17th June 2019 might not sound like a special date, but it’s one the Sok family will never forget. It’s the day that 13 year old Mesa* returned to the family who thought he had died as an infant. Mesa had spent all those years living in one of the many residential care centres (often called orphanages) that are still scattered across Cambodia, not knowing that he still had a family out there. It took months of hard investigative work before our This Life Reuniting Families team located his older sister, Chanthea, and told her the incredible news that Mesa was still alive.
“We thought he died when he was a baby,” Chanthea remembers. Mesa’s birth came at a very difficult time for the family. His mother died shortly after and his surviving sisters went through a period of grief, trying to cope with their own loss and responsibilities at a very young age and without external support. “When he was a year and three months old he got sick and went into the hospital. We didn’t hear from them again, and heard that he had died.”

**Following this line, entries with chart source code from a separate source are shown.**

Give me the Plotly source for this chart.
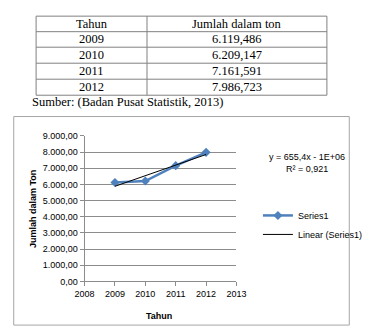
import numpy as np
import plotly.graph_objects as go

years = [2009, 2010, 2011, 2012]
values = [6119.486, 6209.147, 7161.591, 7986.723]
table_values = ["6.119,486", "6.209,147", "7.161,591", "7.986,723"]
header = ["Tahun", "Jumlah dalam ton"]
source_text = "Sumber: (Badan Pusat Statistik, 2013)"
x_ticks = [2008, 2009, 2010, 2011, 2012, 2013]
y_ticks = [0, 1000, 2000, 3000, 4000, 5000, 6000, 7000, 8000, 9000]

W, H = 368, 333
def px(x): return x / W
def py(y): return 1 - y / H

# linear trend
slope, intercept = np.polyfit(years, values, 1)
fit = np.polyval([slope, intercept], years)
r2 = 1 - np.sum((np.array(values) - fit) ** 2) / np.sum((np.array(values) - np.mean(values)) ** 2)
eq_text = f"y = {slope:.1f}x - 1E+06".replace(".", ",") + "<br>R² = " + f"{r2:.3f}".replace(".", ",")

fig = go.Figure()
fig.add_trace(go.Scatter(x=years, y=values, mode="lines+markers", name="Series1",
                         line=dict(color="#4F81BD", width=2.5),
                         marker=dict(symbol="diamond", size=7, color="#4F81BD")))
fig.add_trace(go.Scatter(x=[years[0], years[-1]], y=[fit[0], fit[-1]], mode="lines",
                         name="Linear (Series1)", line=dict(color="black", width=1)))

shapes = []
# chart frame
shapes.append(dict(type="rect", xref="paper", yref="paper", x0=px(4), x1=px(364), y0=py(330), y1=py(115),
                   line=dict(color="#A6A6A6", width=1), layer="below"))
# table lines
tl, tr, tm = 28, 340, 147
rows_y = [11.5, 27.5, 43.5, 60, 76.5, 93]
for yy in rows_y:
    shapes.append(dict(type="line", xref="paper", yref="paper", x0=px(tl), x1=px(tr), y0=py(yy), y1=py(yy),
                       line=dict(color="#808080", width=1)))
for xx in [tl, tm, tr]:
    shapes.append(dict(type="line", xref="paper", yref="paper", x0=px(xx), x1=px(xx), y0=py(rows_y[0]), y1=py(rows_y[-1]),
                       line=dict(color="#808080", width=1)))

serif = dict(family="Liberation Serif", size=12.5, color="black")
sans = dict(family="Liberation Sans", size=9, color="black")
ann = []
cells = [header] + [[str(y), v] for y, v in zip(years, table_values)]
for i, (c1, c2) in enumerate(cells):
    yc = (rows_y[i] + rows_y[i + 1]) / 2
    ann.append(dict(text=c1, x=px((tl + tm) / 2), y=py(yc), xref="paper", yref="paper", showarrow=False,
                    font=serif, xanchor="center", yanchor="middle"))
    ann.append(dict(text=c2, x=px((tm + tr) / 2), y=py(yc), xref="paper", yref="paper", showarrow=False,
                    font=serif, xanchor="center", yanchor="middle"))
ann.append(dict(text=source_text, x=px(21), y=py(100.5), xref="paper", yref="paper", showarrow=False,
                font=serif, xanchor="left", yanchor="middle"))
ann.append(dict(text=eq_text, x=px(319), y=py(163), xref="paper", yref="paper", showarrow=False,
                font=sans, xanchor="center", yanchor="middle"))
ann.append(dict(text="<b>Jumlah dalam Ton</b>", x=px(24), y=py(210), xref="paper", yref="paper", showarrow=False,
                textangle=-90, font=sans, xanchor="center", yanchor="middle"))
ann.append(dict(text="<b>Tahun</b>", x=px(160), y=py(321), xref="paper", yref="paper", showarrow=False,
                font=sans, xanchor="center", yanchor="middle"))

fig.update_layout(
    width=W, height=H, margin=dict(l=0, r=0, t=0, b=0),
    paper_bgcolor="white", plot_bgcolor="white",
    separators=",.",
    shapes=shapes, annotations=ann,
    font=sans,
    xaxis=dict(domain=[px(80), px(243)], range=[2008, 2013], tickvals=x_ticks, tickformat="d",
               showgrid=False, showline=True, linecolor="#8C8C8C", ticks="outside", ticklen=4,
               tickcolor="#8C8C8C", zeroline=False, fixedrange=True, tickfont=sans),
    yaxis=dict(domain=[py(285), py(135)], range=[0, 9000], tickvals=y_ticks, tickformat=",.2f",
               showgrid=True, gridcolor="#8C8C8C", gridwidth=1, showline=True, linecolor="#8C8C8C",
               ticks="outside", ticklen=4, tickcolor="#8C8C8C", zeroline=False, fixedrange=True,
               tickfont=sans),
    legend=dict(x=px(266), y=py(202), xanchor="left", yanchor="top", bgcolor="rgba(0,0,0,0)",
                font=sans, itemwidth=30, tracegroupgap=2),
    showlegend=True,
)

fig.write_html("out.html")
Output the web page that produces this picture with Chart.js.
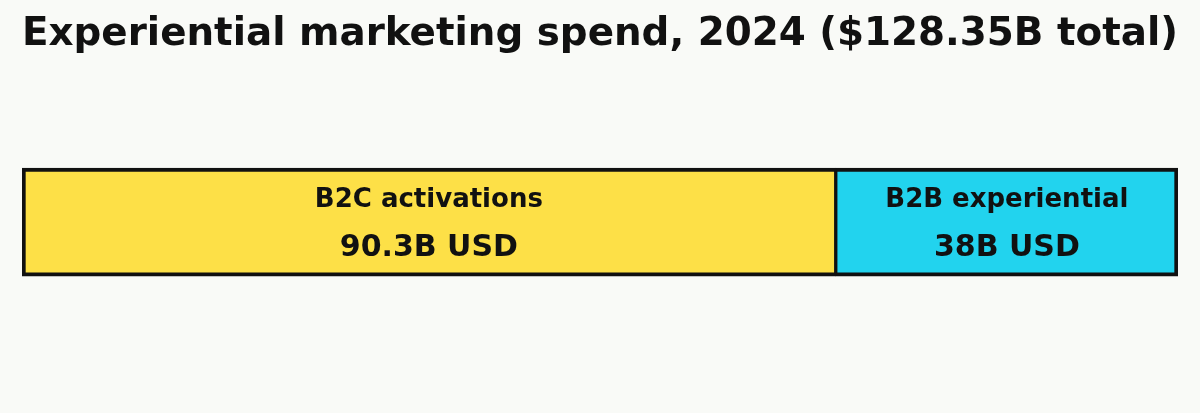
<!DOCTYPE html>
<html>
<head>
<meta charset="utf-8">
<script src="https://cdn.jsdelivr.net/npm/chart.js@4.4.1/dist/chart.umd.min.js"></script>
<style>
  html, body { margin: 0; padding: 0; background: #f9faf7; }
  #wrap { width: 1200px; height: 413px; }
</style>
</head>
<body>
<div id="wrap"><canvas id="c" width="1200" height="413"></canvas></div>
<script>
const categories = ["B2C activations", "B2B experiential"];
const values = [90.35, 38];
const colors = ["#fde047", "#22d3ee"];
const titleText = "Experiential marketing spend, 2024 ($128.35B total)";

function fmt(v) { return Number(v.toFixed(1)).toString() + "B USD"; }

const labelPlugin = {
  id: "segLabels",
  afterDatasetsDraw(chart) {
    const ctx = chart.ctx;
    chart.data.datasets.forEach((ds, i) => {
      const meta = chart.getDatasetMeta(i);
      meta.data.forEach((bar) => {
        const p = bar.getProps(["x", "y", "base", "height"], true);
        const cx = (p.x + p.base) / 2;
        ctx.save();
        ctx.fillStyle = "#111111";
        ctx.textAlign = "center";
        ctx.textBaseline = "middle";
        ctx.font = "bold 26px 'DejaVu Sans'";
        ctx.fillText(ds.label, cx, p.y - 22);
        ctx.font = "bold 30px 'DejaVu Sans'";
        ctx.fillText(fmt(ds.data[0]), cx, p.y + 26);
        ctx.restore();
      });
    });
  }
};

new Chart(document.getElementById("c"), {
  type: "bar",
  data: {
    labels: ["Spend"],
    datasets: categories.map((name, i) => ({
      label: name,
      data: [values[i]],
      backgroundColor: colors[i],
      borderColor: "#111111",
      borderWidth: i === 0 ? { top: 4, bottom: 4, left: 4, right: 2 } : { top: 4, bottom: 4, left: 2, right: 4 },
      borderSkipped: false,
      barThickness: 108
    }))
  },
  options: {
    indexAxis: "y",
    responsive: false,
    animation: false,
    devicePixelRatio: 1,
    layout: { padding: { left: 22, right: 22, top: 0, bottom: 37 } },
    scales: {
      x: { stacked: true, display: false, min: 0, max: values.reduce((a, b) => a + b, 0) },
      y: { stacked: true, display: false }
    },
    plugins: {
      legend: { display: false },
      tooltip: { enabled: false },
      title: {
        display: true,
        text: titleText,
        color: "#111111",
        font: { family: "'DejaVu Sans'", size: 39.5, weight: "bold" },
        padding: { top: 11, bottom: 10 }
      }
    }
  },
  plugins: [labelPlugin]
});
</script>
</body>
</html>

In fact, Mesa recovered and went to live in a residential care institution in Siem Reap. He is one of many thousands of children in Cambodia currently living in residential care even though parents or extended family are still alive. Our This Life Reuniting Families team, funded by USAID as part of the Family Care First Network in Collaboration with the Ministry of Social Affairs, Veterans and Youth, is now working with families who will be imminently reunited, hopefully creating reunions as beautiful as this one.
As soon as we met Chanthea, she said she would love to have her little brother back in her family. Though exciting, reunifying a family creates huge changes and challenges for everyone concerned. That’s why we patiently worked to advise them, arranging several opportunities for them to meet and get to know each other. We assessed Mesa’s new home, and helped Chanthea create a small business which would allow her to financially support her existing family and its newest arrival.
On Monday the big move took place, and the joy was evident. “Being separated really hurts a family,” Chanthea says, “but I’m really happy we are together again now. We have lots of plans for him. He’ll go to a local school, make new friends here, and we’ll take care of him and bring him up to be a good person.”
Mesa puts it all more simply. “I’m so happy.”
* All names have been changed to protect the child’s right to privacy.